O Globo
Que o presidente Bolsonaro não tem a menor
noção dos principais assuntos nacionais, já se sabia. Mas a ignorância revelada
no comentário sobre as bandeiras tarifárias na conta de luz é avassaladora.
Deveria ter causado uma confusão enorme nos meios econômicos e políticos, mas
está passando batido. O pessoal sabe que é ignorância, apenas uma bobagem.
Foi o seguinte: o presidente se queixou das
agruras de governar — como se ele pegasse no batente — e comentou que havia
sido muito duro colocar a conta de luz na bandeira vermelha, que aumenta o
custo.
Errado. A Agência Nacional de Energia
Elétrica (Aneel) está aplicando uma espécie de bandeira extraordinária, de
“escassez hídrica”, desde 1º de setembro, com vigência até 30 de abril de 2022.
Aumenta R$ 14,20 por 100 kWh, sendo a mais alta.
O objetivo: financiar a energia mais cara
fornecida pelas usinas termelétricas, hoje utilizadas intensamente devido à
falta de água nos reservatórios das hidrelétricas.
Reparem que a vigência foi estendida até
abril do ano que vem, justamente porque é preciso esperar todo o próximo
período de chuva para verificar se o nível dos reservatórios se normaliza.
Mas o presidente Bolsonaro entendeu, mal, que as recentes chuvas, esparsas, bastavam. Assim, ele disse que determinaria ao ministro da Energia, Bento Albuquerque, que voltasse à “bandeira normal”.
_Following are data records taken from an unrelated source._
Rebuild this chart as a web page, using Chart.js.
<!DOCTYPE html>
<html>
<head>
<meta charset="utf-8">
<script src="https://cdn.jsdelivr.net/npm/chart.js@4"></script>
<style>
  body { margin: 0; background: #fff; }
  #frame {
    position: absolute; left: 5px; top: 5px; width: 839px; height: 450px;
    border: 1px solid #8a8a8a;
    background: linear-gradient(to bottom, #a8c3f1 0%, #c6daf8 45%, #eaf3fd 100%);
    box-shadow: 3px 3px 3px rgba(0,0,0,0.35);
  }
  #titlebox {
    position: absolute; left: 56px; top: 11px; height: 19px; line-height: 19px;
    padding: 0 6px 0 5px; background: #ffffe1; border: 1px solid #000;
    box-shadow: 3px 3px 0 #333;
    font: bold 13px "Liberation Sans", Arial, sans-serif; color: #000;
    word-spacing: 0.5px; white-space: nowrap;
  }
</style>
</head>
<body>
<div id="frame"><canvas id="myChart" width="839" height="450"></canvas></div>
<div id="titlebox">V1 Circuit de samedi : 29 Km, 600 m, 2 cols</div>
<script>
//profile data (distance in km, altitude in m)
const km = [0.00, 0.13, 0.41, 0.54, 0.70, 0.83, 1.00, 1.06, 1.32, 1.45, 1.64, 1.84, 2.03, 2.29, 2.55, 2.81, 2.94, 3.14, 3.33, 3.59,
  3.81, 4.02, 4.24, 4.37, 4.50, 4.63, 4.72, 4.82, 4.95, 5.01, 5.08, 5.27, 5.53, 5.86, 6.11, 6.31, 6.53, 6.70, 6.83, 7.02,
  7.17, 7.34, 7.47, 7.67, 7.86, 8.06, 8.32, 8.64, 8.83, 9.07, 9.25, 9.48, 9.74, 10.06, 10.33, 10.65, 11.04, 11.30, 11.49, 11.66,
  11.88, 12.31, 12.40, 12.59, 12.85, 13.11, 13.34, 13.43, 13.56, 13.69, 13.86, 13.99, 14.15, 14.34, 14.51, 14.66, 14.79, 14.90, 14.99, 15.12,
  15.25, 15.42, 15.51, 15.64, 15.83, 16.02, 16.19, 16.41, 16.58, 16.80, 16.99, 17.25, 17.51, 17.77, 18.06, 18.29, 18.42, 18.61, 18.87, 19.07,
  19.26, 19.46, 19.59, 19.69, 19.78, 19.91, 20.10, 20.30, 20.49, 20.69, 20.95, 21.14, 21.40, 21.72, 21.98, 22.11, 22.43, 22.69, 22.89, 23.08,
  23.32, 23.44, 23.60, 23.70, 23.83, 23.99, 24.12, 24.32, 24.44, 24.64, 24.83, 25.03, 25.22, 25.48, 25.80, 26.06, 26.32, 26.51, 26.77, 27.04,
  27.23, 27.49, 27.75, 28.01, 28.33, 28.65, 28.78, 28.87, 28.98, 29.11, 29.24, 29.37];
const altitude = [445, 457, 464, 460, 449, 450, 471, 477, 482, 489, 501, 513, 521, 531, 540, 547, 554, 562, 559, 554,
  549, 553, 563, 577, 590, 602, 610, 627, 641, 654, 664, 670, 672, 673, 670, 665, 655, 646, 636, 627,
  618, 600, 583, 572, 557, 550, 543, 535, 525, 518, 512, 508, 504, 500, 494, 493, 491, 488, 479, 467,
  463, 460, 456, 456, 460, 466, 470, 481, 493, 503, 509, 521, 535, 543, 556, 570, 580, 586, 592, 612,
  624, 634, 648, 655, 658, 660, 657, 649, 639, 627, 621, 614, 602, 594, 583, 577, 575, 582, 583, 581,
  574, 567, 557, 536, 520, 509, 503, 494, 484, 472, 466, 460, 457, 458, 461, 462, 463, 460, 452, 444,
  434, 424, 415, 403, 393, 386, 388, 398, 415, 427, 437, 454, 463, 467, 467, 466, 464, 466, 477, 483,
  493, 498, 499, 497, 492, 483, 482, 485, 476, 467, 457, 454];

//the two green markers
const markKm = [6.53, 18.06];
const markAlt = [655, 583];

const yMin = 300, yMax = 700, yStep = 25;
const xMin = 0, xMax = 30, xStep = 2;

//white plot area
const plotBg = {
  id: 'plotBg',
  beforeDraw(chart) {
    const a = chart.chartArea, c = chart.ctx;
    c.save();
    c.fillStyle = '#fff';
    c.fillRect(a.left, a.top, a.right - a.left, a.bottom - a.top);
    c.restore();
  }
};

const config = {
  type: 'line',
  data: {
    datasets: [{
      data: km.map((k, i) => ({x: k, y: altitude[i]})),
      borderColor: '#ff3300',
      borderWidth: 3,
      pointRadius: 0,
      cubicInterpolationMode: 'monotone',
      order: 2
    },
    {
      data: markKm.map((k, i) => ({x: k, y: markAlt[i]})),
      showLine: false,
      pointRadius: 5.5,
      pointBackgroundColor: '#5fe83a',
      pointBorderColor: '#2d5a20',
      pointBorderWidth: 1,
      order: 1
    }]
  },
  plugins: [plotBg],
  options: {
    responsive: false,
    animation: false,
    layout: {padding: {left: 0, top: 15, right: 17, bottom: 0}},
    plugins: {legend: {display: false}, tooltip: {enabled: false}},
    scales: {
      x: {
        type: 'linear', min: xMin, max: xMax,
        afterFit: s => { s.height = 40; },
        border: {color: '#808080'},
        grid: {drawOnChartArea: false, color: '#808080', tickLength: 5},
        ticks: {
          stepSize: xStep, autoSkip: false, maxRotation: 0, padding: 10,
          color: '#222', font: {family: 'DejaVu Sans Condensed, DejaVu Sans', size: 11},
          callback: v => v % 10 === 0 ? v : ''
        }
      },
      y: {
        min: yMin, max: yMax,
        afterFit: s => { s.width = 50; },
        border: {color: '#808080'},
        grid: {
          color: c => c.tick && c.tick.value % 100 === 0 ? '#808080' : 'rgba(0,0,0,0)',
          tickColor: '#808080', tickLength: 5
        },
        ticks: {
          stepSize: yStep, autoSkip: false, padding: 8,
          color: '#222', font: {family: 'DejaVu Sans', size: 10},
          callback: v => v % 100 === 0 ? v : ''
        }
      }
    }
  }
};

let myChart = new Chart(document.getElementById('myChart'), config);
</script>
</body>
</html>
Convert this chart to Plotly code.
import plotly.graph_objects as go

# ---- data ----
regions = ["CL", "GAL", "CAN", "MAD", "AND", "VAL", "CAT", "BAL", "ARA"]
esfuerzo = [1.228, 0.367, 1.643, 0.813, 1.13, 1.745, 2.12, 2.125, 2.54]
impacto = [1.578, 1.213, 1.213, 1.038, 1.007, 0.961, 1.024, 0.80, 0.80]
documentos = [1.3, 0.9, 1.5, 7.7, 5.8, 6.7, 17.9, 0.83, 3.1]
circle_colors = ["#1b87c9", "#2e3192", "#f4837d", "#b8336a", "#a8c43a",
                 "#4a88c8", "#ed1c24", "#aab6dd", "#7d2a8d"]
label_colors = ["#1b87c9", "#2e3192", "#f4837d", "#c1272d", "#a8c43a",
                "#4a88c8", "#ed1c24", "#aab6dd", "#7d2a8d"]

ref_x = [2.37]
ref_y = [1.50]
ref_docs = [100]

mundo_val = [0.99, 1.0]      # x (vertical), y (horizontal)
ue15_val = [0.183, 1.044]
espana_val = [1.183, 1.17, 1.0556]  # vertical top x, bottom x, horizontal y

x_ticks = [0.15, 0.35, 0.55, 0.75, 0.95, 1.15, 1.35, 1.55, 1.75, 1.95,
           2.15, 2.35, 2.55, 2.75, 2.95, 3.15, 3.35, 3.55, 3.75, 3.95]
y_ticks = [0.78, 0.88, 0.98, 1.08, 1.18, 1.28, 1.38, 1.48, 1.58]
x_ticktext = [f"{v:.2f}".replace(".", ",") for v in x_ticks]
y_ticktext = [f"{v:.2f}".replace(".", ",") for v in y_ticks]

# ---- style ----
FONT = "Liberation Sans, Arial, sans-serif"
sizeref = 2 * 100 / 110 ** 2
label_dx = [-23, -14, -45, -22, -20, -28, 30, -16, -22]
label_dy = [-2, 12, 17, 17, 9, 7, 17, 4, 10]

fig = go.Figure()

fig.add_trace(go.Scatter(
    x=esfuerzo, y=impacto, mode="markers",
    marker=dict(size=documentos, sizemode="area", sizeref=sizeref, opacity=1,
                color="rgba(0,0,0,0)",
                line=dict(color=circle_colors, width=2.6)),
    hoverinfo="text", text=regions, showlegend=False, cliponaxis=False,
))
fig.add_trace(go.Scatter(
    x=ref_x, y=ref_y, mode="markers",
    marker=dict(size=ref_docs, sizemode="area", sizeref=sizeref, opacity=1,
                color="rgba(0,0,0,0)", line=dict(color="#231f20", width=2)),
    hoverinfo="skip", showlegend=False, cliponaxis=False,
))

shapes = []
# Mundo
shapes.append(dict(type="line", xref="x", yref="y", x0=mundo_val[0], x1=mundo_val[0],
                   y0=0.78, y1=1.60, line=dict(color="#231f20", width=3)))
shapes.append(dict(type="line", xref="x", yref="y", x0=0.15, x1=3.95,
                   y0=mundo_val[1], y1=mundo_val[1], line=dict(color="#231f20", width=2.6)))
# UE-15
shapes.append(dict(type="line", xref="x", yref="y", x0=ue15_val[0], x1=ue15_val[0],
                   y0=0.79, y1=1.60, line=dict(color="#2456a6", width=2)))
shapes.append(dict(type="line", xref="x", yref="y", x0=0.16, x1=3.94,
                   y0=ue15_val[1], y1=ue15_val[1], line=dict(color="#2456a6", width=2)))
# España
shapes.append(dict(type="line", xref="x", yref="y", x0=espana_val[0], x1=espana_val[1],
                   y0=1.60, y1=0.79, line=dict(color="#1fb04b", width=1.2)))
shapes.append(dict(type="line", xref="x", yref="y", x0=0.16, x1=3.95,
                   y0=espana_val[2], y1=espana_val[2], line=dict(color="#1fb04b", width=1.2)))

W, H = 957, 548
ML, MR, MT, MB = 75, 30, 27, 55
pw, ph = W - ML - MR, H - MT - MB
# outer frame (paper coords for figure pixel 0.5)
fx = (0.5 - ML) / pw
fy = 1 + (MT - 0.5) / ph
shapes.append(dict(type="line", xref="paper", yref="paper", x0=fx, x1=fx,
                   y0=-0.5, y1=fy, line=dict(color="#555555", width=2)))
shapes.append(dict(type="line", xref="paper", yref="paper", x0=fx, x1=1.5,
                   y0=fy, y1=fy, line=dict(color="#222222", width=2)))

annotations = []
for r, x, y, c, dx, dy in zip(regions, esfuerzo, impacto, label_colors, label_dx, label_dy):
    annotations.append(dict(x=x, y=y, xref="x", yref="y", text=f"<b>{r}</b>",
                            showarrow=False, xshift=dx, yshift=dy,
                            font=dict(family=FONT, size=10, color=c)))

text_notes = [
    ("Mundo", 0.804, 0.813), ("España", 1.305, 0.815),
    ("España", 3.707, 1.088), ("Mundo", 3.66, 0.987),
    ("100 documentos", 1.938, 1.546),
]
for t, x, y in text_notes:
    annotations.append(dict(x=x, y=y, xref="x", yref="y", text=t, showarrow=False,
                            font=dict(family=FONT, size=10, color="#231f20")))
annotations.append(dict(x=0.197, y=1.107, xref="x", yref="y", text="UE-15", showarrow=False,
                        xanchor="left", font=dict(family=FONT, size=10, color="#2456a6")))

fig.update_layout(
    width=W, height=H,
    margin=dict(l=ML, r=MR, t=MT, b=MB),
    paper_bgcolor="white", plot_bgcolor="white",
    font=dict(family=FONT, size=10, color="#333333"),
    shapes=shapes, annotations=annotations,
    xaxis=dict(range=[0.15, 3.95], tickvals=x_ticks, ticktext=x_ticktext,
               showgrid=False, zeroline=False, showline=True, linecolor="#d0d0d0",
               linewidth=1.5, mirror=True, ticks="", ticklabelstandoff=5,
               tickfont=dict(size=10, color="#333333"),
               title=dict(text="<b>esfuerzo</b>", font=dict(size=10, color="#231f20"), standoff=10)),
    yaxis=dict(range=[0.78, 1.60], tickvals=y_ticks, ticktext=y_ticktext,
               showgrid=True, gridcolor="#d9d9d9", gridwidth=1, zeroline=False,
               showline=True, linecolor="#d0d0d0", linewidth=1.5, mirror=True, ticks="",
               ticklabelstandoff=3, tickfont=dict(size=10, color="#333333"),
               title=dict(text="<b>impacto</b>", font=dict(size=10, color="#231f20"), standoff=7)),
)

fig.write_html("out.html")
Primeiro, não existe bandeira normal.
Existem as verde, amarela, vermelha patamar 1 e vermelha patamar 2. Só a
primeira, verde, não inclui acréscimos na conta do consumidor e é aplicada
quando as condições hídricas são totalmente favoráveis. As demais somam valores
crescentes à conta.
Segundo, não é o ministro quem determina
isso, mas a Aneel, uma agência reguladora que deveria ser independente. Mas,
com o governo aparelhado, digamos que a palavra do presidente pesa mais.
O que faria a agência? Desceria da bandeira
“escassez hídrica” para a verde, que parece o mais próximo do normal?
Isso seria desmentir tudo o que os órgãos
técnicos do setor, governamentais e privados, têm dito: que a falta de água é
severa e duradoura. E que, por isso, a conta de luz tem de ser mais cara para
financiar as térmicas.
Voltar para a verde faria com que geradoras
e distribuidoras vendessem energia abaixo do custo, sofrendo enorme prejuízo —
exatamente como aconteceu com a tal Nova Matriz Energética de Dilma Rousseff.
O que acontecerá? Provavelmente o que já
aconteceu outras vezes: esquecerão o que o presidente falou.
Assim como não se levou a sério a
declaração de Bolsonaro de que estava “com vontade” de privatizar a Petrobras.
Não por razões de política econômica liberal, mas para se livrar da “culpa”
pelos aumentos seguidos dos combustíveis.
Outra bobagem. Mesmo que o setor fosse
totalmente privado, as pessoas cobrariam do governo o controle de preços dos
combustíveis.
Além disso, privatizar não é assim por
vontade. Trata-se de um longo e complexo processo jurídico e econômico, que
leva mais de ano, e isso se houver vontade política.
Mas faz bem a vontade do presidente:
livrar-se de todas as estatais e outros órgãos para não ter a chateação de
governar.
Já o ministro da Economia, Paulo Guedes,
acha que está governando — e bem. Disse ontem mesmo que a recuperação
brasileira está em V — subida forte depois da queda causada pela pandemia.
No mesmo dia, o Banco Central informou que
o Índice de Atividade Econômica (IBC-Br) caiu 0,15% em agosto. Na comparação
anual, há uma recuperação, já que a base de comparação é a paradeira de 2020.
Mas, olhando os gráficos, claramente não é um V, e sim o símbolo da raiz
quadrada — um achado do economista André Perfeito. Indica uma volta depois da
queda, mas em seguida “andando de lado” — e desacelerando conforme dados
recentes.
O que está subindo mesmo como um foguete é
a inflação de 12 meses medida pelo IPCA. Foi de 1,90% em maio de 2020 para os
atuais 10,25%. Em consequência, a taxa de juros sobe na mesma direção.
Os fatos são desagradáveis, não é mesmo?